Nice to have that kind of time? What kind of time are we talking about here? She was talking as if we had different sorts of time, but near as I could tell, I was on the bus and she was on the bus. I was knitting and churning out a sock, while she was sitting there doing an impression of a rock, and somehow I was the one who had a bucket of free time? That wasn’t the only thing: That lady had a tone, and it was a tone I hear all the time. It was the tone that says that if you have enough time to knit a sock, then you must be heading to a joyless, empty home, devoid of all interest and companionship and comforted only by cats. (For the record, I do have a cat, but I bet that woman does, too.)
It is mind boggling to me that, in a culture where the average person spends four hours a day watching TV, knitting is perceived as doing less than nothing. Knitting is obviously productive. It’s making something, like woodworking or cooking. You can prove it by waving around a bunch of sweaters and half a hat you whacked out in one morning while converting useless time into clothing, and still for some insane reason, that actual production, which is no different than building a bookcase, is seen as an indicator that you have time, or sometimes even that you are wasting time. Bizarrely, this happens even though knitting has lots in common with other activities that we don’t think of as wasteful—and it is even more productive than lots of other things that are normalized entirely, like watching television while you sit as inert as dirt. I think about this all the time. How did the world around us develop this attitude?

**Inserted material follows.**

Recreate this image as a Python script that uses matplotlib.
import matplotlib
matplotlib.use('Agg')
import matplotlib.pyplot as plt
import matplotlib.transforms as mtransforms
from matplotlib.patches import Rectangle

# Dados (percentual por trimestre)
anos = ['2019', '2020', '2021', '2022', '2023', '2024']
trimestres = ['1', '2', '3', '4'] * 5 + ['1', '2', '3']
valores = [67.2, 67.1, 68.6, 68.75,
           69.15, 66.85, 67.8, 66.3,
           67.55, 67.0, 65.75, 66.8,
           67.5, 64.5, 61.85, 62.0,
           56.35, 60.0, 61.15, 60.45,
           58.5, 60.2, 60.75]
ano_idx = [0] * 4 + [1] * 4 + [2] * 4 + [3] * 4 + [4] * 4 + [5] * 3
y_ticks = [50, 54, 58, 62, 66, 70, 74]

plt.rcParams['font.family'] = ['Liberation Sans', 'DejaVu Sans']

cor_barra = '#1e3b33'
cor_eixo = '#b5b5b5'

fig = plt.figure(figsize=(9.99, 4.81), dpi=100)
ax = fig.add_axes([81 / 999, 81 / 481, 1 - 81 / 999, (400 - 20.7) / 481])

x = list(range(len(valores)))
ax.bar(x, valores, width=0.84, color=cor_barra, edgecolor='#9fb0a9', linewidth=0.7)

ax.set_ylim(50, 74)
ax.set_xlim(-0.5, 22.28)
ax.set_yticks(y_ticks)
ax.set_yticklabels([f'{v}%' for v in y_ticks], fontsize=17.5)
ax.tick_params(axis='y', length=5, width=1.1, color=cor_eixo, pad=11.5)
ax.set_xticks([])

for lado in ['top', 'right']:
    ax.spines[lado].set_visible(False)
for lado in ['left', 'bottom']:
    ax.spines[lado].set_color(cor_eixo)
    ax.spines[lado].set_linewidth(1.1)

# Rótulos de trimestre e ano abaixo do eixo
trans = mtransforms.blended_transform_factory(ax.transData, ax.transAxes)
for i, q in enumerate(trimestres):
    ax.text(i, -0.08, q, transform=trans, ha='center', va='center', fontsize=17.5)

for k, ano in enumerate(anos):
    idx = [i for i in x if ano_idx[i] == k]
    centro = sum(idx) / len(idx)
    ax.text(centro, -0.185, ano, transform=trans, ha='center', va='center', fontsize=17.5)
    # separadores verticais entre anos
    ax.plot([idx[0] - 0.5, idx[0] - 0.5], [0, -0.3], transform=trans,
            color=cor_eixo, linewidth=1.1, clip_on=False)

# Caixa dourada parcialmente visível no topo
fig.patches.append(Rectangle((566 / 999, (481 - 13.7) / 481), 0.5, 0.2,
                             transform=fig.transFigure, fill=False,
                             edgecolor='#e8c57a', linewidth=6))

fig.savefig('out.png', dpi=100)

I’ve wondered if it’s because of how far removed most people are from the clothes they need. Not so long ago, at least relative to human history, knitting was seen as work. If you needed a pair of mittens, you either had to knit them or had to pay someone to knit them for you, but either way someone sitting and knitting certainly wasn’t seen as wasting time. They were either producing an item that they needed for their family or contributing to their family’s economy. Enter the Industrial Revolution, and mitten making started being done by machines. In no time at all, we’ve managed to become such a consumeristic, product-driven society that people have stopped thinking that it’s a waste to buy something you could make yourself and started thinking that it’s wasteful to make something you could be buying. All of our emphasis shifted to the exchange of cash for products, and maybe mitten making now isn’t worth the time. Is it because there’s a perception that the mittens we’re getting aren’t really made? That they just spring into being and so knitting mittens seems bonkers when you can simply buy the ones that grow on trees? I try to break it down, but it’s just such a crazy argument: “I don’t want to waste time making mittens; I want to spend time buying them.”